[Plotting code records]
::::::

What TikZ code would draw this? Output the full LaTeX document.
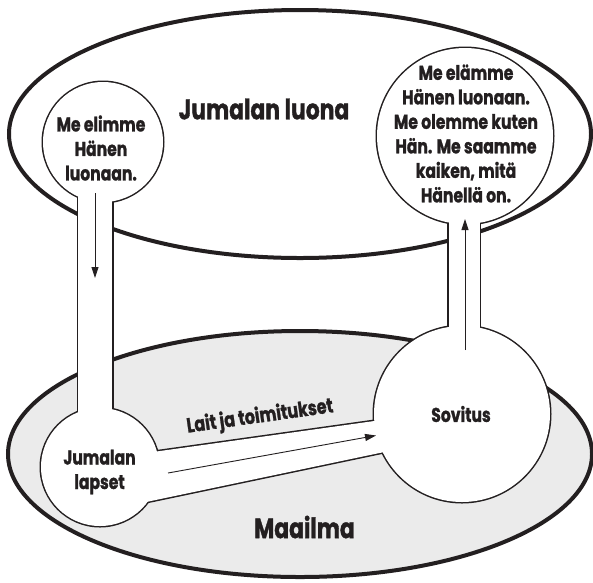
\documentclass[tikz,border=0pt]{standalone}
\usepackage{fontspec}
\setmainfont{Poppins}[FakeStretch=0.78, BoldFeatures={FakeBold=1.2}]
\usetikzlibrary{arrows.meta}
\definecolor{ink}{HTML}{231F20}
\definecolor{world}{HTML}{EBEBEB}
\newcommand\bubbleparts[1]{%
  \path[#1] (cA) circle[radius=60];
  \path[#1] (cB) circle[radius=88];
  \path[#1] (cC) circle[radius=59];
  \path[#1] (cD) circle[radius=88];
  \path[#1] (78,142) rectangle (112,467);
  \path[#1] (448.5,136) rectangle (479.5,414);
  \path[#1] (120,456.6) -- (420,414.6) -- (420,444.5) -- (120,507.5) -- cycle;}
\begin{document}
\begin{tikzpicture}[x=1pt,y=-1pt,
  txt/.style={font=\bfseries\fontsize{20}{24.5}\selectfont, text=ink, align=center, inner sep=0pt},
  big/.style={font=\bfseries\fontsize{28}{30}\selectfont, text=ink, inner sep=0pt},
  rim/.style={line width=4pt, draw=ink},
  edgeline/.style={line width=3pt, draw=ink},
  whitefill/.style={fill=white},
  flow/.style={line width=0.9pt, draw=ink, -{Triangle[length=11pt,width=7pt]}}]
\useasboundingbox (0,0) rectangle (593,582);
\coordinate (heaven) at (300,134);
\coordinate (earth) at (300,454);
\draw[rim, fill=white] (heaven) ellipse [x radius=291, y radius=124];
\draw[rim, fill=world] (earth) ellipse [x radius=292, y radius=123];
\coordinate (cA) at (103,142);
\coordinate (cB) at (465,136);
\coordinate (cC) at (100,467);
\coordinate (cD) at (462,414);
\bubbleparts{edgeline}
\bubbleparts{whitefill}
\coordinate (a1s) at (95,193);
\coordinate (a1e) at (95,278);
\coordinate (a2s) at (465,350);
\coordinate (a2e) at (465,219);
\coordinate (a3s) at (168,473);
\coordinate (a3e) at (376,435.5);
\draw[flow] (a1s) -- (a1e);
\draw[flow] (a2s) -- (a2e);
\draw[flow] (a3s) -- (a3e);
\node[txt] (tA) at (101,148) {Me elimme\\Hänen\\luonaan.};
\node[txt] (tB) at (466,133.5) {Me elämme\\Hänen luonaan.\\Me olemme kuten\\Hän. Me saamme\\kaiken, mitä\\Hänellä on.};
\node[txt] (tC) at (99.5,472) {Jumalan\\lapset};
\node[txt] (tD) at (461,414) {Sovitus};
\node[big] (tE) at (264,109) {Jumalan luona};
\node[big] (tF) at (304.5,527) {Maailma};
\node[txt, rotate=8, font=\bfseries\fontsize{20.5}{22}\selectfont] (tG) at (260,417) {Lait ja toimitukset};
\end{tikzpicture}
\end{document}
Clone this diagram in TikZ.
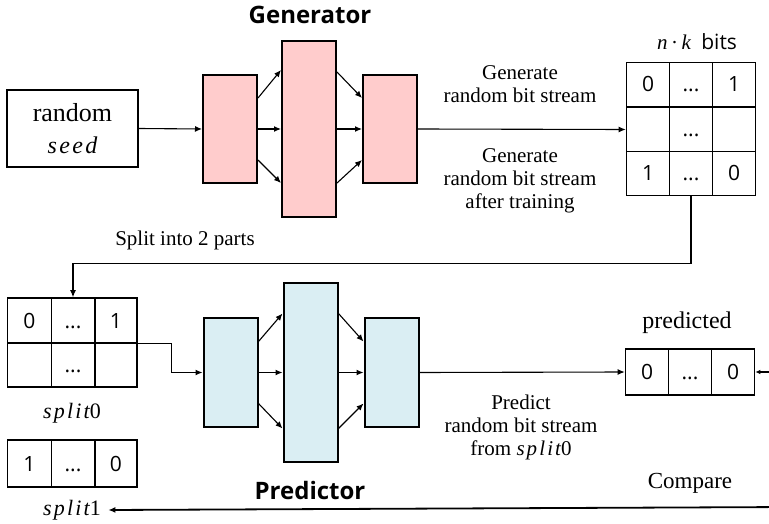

::::::

## WHAT YOU ARE ASKED TO DO:
Transcribe the complete set of entries verbatim. No pictures belong in the copy.

## TASK SOLUTION:
What TikZ code would draw this? Output the full LaTeX document.
\documentclass[tikz,border=0pt]{standalone}
\usepackage{fontspec}
\setmainfont{Poppins}[FakeStretch=0.78, BoldFeatures={FakeBold=1.2}]
\usetikzlibrary{arrows.meta}
\definecolor{ink}{HTML}{231F20}
\definecolor{world}{HTML}{EBEBEB}
\newcommand\bubbleparts[1]{%
  \path[#1] (cA) circle[radius=60];
  \path[#1] (cB) circle[radius=88];
  \path[#1] (cC) circle[radius=59];
  \path[#1] (cD) circle[radius=88];
  \path[#1] (78,142) rectangle (112,467);
  \path[#1] (448.5,136) rectangle (479.5,414);
  \path[#1] (120,456.6) -- (420,414.6) -- (420,444.5) -- (120,507.5) -- cycle;}
\begin{document}
\begin{tikzpicture}[x=1pt,y=-1pt,
  txt/.style={font=\bfseries\fontsize{20}{24.5}\selectfont, text=ink, align=center, inner sep=0pt},
  big/.style={font=\bfseries\fontsize{28}{30}\selectfont, text=ink, inner sep=0pt},
  rim/.style={line width=4pt, draw=ink},
  edgeline/.style={line width=3pt, draw=ink},
  whitefill/.style={fill=white},
  flow/.style={line width=0.9pt, draw=ink, -{Triangle[length=11pt,width=7pt]}}]
\useasboundingbox (0,0) rectangle (593,582);
\coordinate (heaven) at (300,134);
\coordinate (earth) at (300,454);
\draw[rim, fill=white] (heaven) ellipse [x radius=291, y radius=124];
\draw[rim, fill=world] (earth) ellipse [x radius=292, y radius=123];
\coordinate (cA) at (103,142);
\coordinate (cB) at (465,136);
\coordinate (cC) at (100,467);
\coordinate (cD) at (462,414);
\bubbleparts{edgeline}
\bubbleparts{whitefill}
\coordinate (a1s) at (95,193);
\coordinate (a1e) at (95,278);
\coordinate (a2s) at (465,350);
\coordinate (a2e) at (465,219);
\coordinate (a3s) at (168,473);
\coordinate (a3e) at (376,435.5);
\draw[flow] (a1s) -- (a1e);
\draw[flow] (a2s) -- (a2e);
\draw[flow] (a3s) -- (a3e);
\node[txt] (tA) at (101,148) {Me elimme\\Hänen\\luonaan.};
\node[txt] (tB) at (466,133.5) {Me elämme\\Hänen luonaan.\\Me olemme kuten\\Hän. Me saamme\\kaiken, mitä\\Hänellä on.};
\node[txt] (tC) at (99.5,472) {Jumalan\\lapset};
\node[txt] (tD) at (461,414) {Sovitus};
\node[big] (tE) at (264,109) {Jumalan luona};
\node[big] (tF) at (304.5,527) {Maailma};
\node[txt, rotate=8, font=\bfseries\fontsize{20.5}{22}\selectfont] (tG) at (260,417) {Lait ja toimitukset};
\end{tikzpicture}
\end{document}
Clone this diagram in TikZ.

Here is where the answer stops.